BSS
  13 Mar 2026, 15:02

China confirms top economic official to meet US counterpart in Paris

BEIJING, March 13, 2026 (BSS/AFP) - China's top economic official will leave on Saturday for talks with his US counterpart in France, less than three weeks before President Donald Trump's expected summit with President Xi Jinping.

The discussions in Paris between the world's top two economies were confirmed on Thursday by Washington, with Treasury Secretary Scott Bessent set to lead the US delegation.

The diplomatic engagements come at a tumultuous time for the global economy, as energy markets are sent spinning from the impact of the US-Israeli war with Iran.

Beijing is a close partner of Tehran and has condemned the killing of the former supreme leader, but it has also criticised Iranian strikes against Gulf states.

"As agreed by China and the United States, (Vice Premier) He Lifeng... will lead a delegation to France from March 14 to 17 to hold economic and trade consultations with the US side," an unidentified spokesperson for Beijing's commerce ministry said in an online statement on Friday.

The officials will "conduct consultations on economic and trade issues of mutual concern", the statement said, without giving further details about the timing or content of the talks.

Guo Jiakun, a spokesman for the foreign ministry, declined to comment when asked about China's expectations for the talks at a news conference on Friday.

Bessent, who will be accompanied by US Trade Representative Jamieson Greer, said in a statement on Thursday that "economic dialogue" between the countries "is moving forward".

The US Treasury Department said the talks would be held on March 15 and 16.

The Paris gathering is seen as setting the stage for Trump's expected visit to China later this month.

Washington has said Trump will visit China from March 31 to April 2, although Beijing has yet to confirm those dates in line with its usual practice.

- New probes -

China and the United States have navigated a rocky economic relationship since Trump began a second term in January 2025.

The two economic powerhouses were locked in a blistering trade war last year, which saw reciprocal levies rise into triple digits at one point.

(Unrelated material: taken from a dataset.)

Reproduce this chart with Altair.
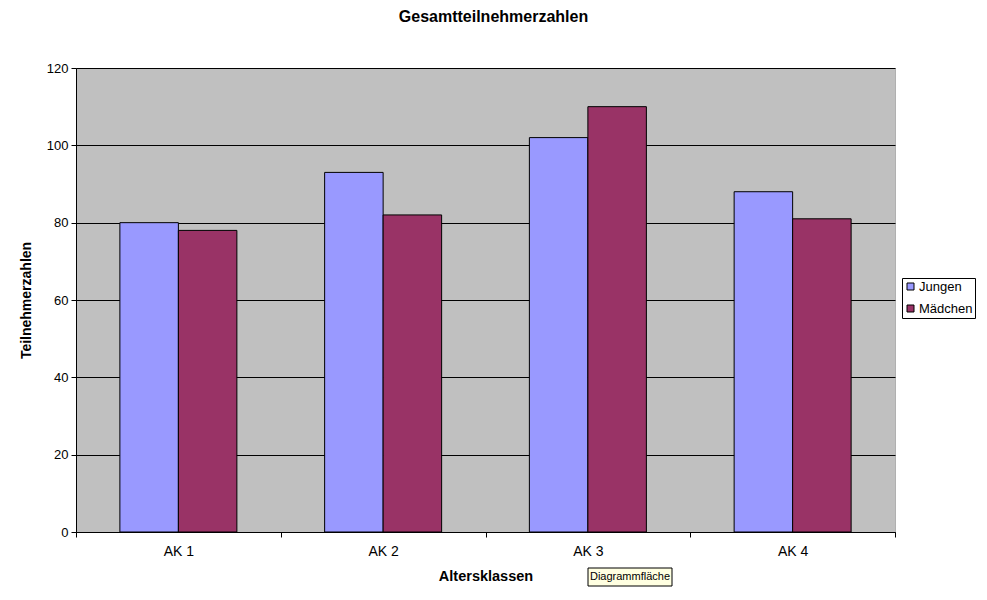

There are hopes that tensions could cool, although newly unveiled probes by Washington into international trade practices have again threatened more instability.

Greer announced on Wednesday new trade investigations into excess industrial capacity, targeting China and other key partners.

China's commerce ministry criticised the latest US probes as "a typical act of unilateralism that severely undermines the international economic and trade order".

"China urges the US side to correct its erroneous practices," it said in a separate statement on Friday.

Also this week, Washington launched trade investigations into 60 economies -- including China -- to look for "failures to take action on forced labour", the US Trade Representative office said.

The latest probes will likely take months, but could justify new tariffs after the US Supreme Court struck down Trump's sweeping global duties in February.

Asked on Friday about the US investigation into forced labour, China's foreign ministry said it "opposes all forms of unilateral tariff measures".

"The so-called forced labour is entirely a lie fabricated by the US side," Guo said.

"China opposes the use of such a pretext to engage in political manipulation."